Q5:“why should we consider TopPush over LR?” (emphasized by the 3rd reviewer)

A5: As shown in [Kotlowski et al. ICML (2011)], the logistic loss of LR is consistent to ranking loss, and as a result, LR can be seen as a method for optimizing AUC. In contrast, we emphasize optimizing the instances ranked at the top of a ranking list, which is beyond the optimization of AUC. This is demonstrated by our empirical study which shows that LR performs significantly worse than the proposed method if we measure the ranking results only based on the top ranked instances (i.e. Pos@Top).

Q6:“The gain in computation time in TopPush is because SVM(Rank, MAP) consider hinge loss while TopPush considers a smooth surrogate. So computational complexity linear in number of training instances is not unique to TopPush.”
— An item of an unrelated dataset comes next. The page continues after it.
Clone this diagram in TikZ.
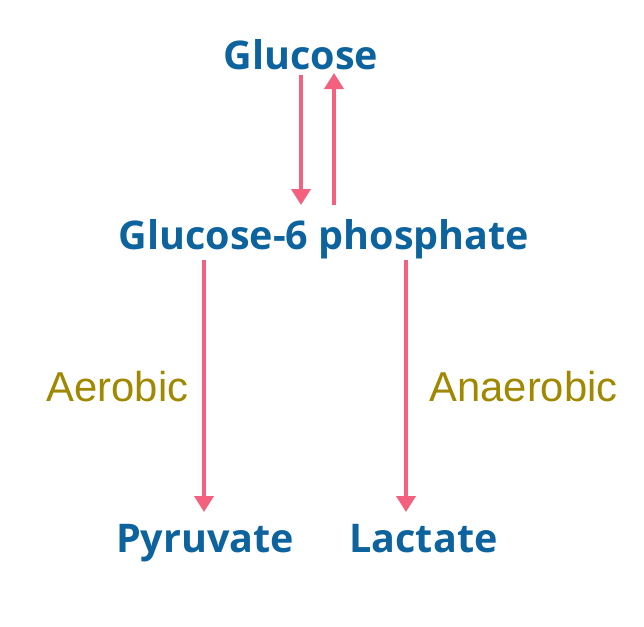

A6: Hinge loss is critical to SVM(Rank, MAP) because it will result in a sparse dual solution, a key to make the cutting-plane method efficient. Replacing hinge loss in SVM(Rank, MAP) with a smooth loss will make it impossible to implement an efficient cutting plane method because the number of constraints is combinatorial in the number of training examples. Thus, complexity linear in the number of training examples is very unique to our approach.

Q7:“shouldn't the focus be on the cases when there are a large number of negative instances and few positive instances? …, if we focus on the negative instances, i am not sure what the bound is relaying. With growing n, the empirical loss is much more likely to keep increasing,…”

A7: We thank the reviewer for the insightful comment. Since the empirical loss only compares the positive instances to the negative instance with the largest score, it usually grows significantly slower with increasing $n$ (i.e. the number of negative instances). For instance, the largest absolute value of Gaussian random samples grows in $\log n$. Thus, we believe that the main effect of increasing $n$ in our bound is to reduce $\delta$ (decrease at the rate of $1/\sqrt{n}$), especially when $n$ is already very large.